The group engineered a giant tuna fish can-like shroud, cooled by helium gas, and inserted it inside the 8.3 m diameter chamber. “When you get down to these temperatures, the physics change,” Cleveland said. Anything, including wires or small gaps in the chamber, can create an intractable heat source. “It’s a totally different arena,” he added. “One watt can raise the temperature by 20 Kelvin. We had to meticulously close the gaps.”

With the gaps closed and the ISIM safely lowered into the helium shroud, technicians began sucking air from the chamber to create a vacuum. They activated the simulator’s nitrogen panels to cool the chamber to 100 Kelvin and began injecting helium gas inside the shroud to chill the ISIM to the correct temperature.

To measure the ISIM’s reaction as it cooled to the sub-freezing temperatures, the team used photogrammetry, the science of making precise measurements by means of photography. However, using the technique wasn’t so cut and dried when carried out in a frosty, airless environment, Ohl said. To protect two commercial-grade cameras from extreme frostbite, team members placed the equipment inside specially designed protective canisters and attached the camera assemblies to the ends of a motorised boom.

As the boom made nearly 360-degree sweeps inside the helium shroud, the cameras snapped photos through a gold-coated glass window of reflective, hockey puck-shaped targets bolted onto the ISIM’s composite tubes. From the photos, the team could precisely determine whether the targets moved and, if so, by how much.

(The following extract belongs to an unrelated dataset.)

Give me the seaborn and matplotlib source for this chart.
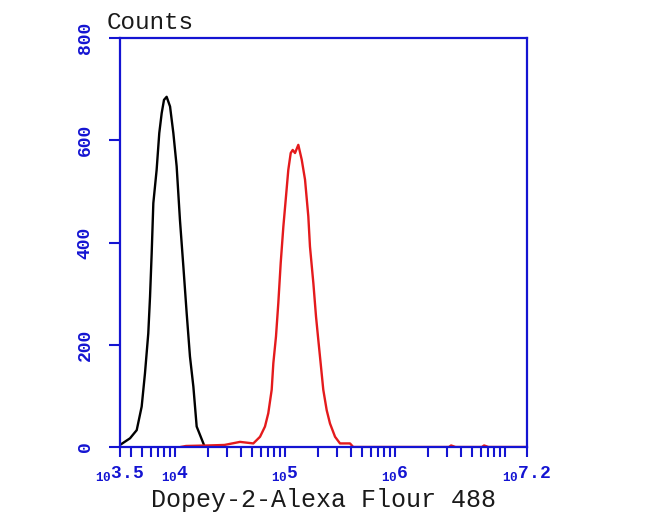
import numpy as np
import pandas as pd
import matplotlib
matplotlib.use("Agg")
import matplotlib.pyplot as plt
import seaborn as sns
from matplotlib.ticker import FixedLocator, LogLocator, NullFormatter

# log10 fluorescence positions and counts
black_log = [3.50, 3.591, 3.652, 3.697, 3.727, 3.757, 3.773, 3.788, 3.803, 3.833,
             3.857, 3.879, 3.90, 3.924, 3.955, 3.985, 4.015, 4.045, 4.076, 4.106,
             4.136, 4.167, 4.197, 4.258, 4.27]
black_cnt = [4, 17, 33, 79, 144, 222, 294, 379, 477, 542,
             614, 653, 679, 685, 666, 614, 549, 444, 353, 262,
             177, 118, 40, 7, 0]

red_log = [4.05, 4.10, 4.30, 4.45, 4.591, 4.712, 4.773, 4.818, 4.848, 4.879,
           4.894, 4.918, 4.939, 4.961, 4.985, 5.009, 5.030, 5.052, 5.070, 5.091,
           5.121, 5.152, 5.182, 5.212, 5.227, 5.258, 5.282, 5.303, 5.324, 5.348,
           5.379, 5.409, 5.455, 5.50, 5.591, 5.62, 6.49, 6.51, 6.55, 6.79,
           6.81, 6.85, 7.2]
red_cnt = [0, 2, 3, 4, 10, 7, 20, 40, 66, 112,
           164, 216, 281, 360, 431, 490, 542, 575, 581, 575,
           591, 562, 523, 451, 392, 320, 255, 209, 164, 112,
           72, 46, 20, 7, 7, 0, 0, 3, 0, 0,
           3, 0, 0]

xtick_exps = [3.5, 4, 5, 6, 7.2]
ytick_vals = [0, 200, 400, 600, 800]

blue = "#1414d2"

black = pd.DataFrame({"x": 10 ** np.array(black_log), "count": black_cnt})
red = pd.DataFrame({"x": 10 ** np.array(red_log), "count": red_cnt})

sns.set_style("white")
plt.rcParams["font.family"] = ["Liberation Mono", "DejaVu Sans"]
plt.rcParams["mathtext.default"] = "regular"

fig = plt.figure(figsize=(6.5, 5.22), dpi=100)
ax = fig.add_axes([120 / 650, 1 - 447 / 522, 407 / 650, 409 / 522])

sns.lineplot(data=black, x="x", y="count", ax=ax, color="black", lw=1.7,
             estimator=None, sort=False)
sns.lineplot(data=red, x="x", y="count", ax=ax, color="#e41a1c", lw=1.7,
             estimator=None, sort=False)

ax.set_xscale("log")
ax.set_xlim(10 ** 3.5, 10 ** 7.2)
ax.set_ylim(0, 800)

ax.xaxis.set_major_locator(FixedLocator([10 ** e for e in xtick_exps]))
ax.set_xticklabels([r"$_{10}$" + ("%g" % e) for e in xtick_exps])
ax.xaxis.set_minor_locator(LogLocator(base=10, subs=np.arange(1, 10)))
ax.xaxis.set_minor_formatter(NullFormatter())
ax.set_yticks(ytick_vals)
ax.set_yticklabels([str(v) for v in ytick_vals], rotation=90, va="center")

for side in ax.spines.values():
    side.set_color(blue)
    side.set_linewidth(1.6)
    side.set_zorder(3)

ax.tick_params(axis="x", which="both", direction="out", length=7, width=1.5,
               color=blue, labelcolor=blue, labelsize=13, pad=5, bottom=True)
ax.tick_params(axis="y", which="major", direction="out", length=8, width=1.5,
               color=blue, labelcolor=blue, labelsize=13, pad=11, left=True)
for lab in ax.get_yticklabels() + ax.get_xticklabels():
    lab.set_fontweight("bold")

ax.set_xlabel("Dopey-2-Alexa Flour 488", fontsize=18, color="#1a1a1a", labelpad=4)
ax.set_ylabel("")
fig.text(107 / 650, 1 - 29 / 522, "Counts", fontsize=17.5, color="#1a1a1a",
         va="baseline", ha="left")

fig.savefig("out.png", dpi=100)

“It passed with flying colours,” Pontius said, referring to the negligible shrinkage. “This test was a huge success for us.”

With the critical milestone test behind them, team members say their work likely will serve NASA in the future. Many future science missions will also operate in deep space and therefore would have to be tested under extreme cryogenic conditions. In the meantime, though, the facility will be used to test other Webb telescope systems, including the backplane, the structure to which the Webb telescope’s 18 primary mirror segments are bolted when the observatory is assembled. “We need to characterise its bending at cryogenic temperatures,” Ohl said.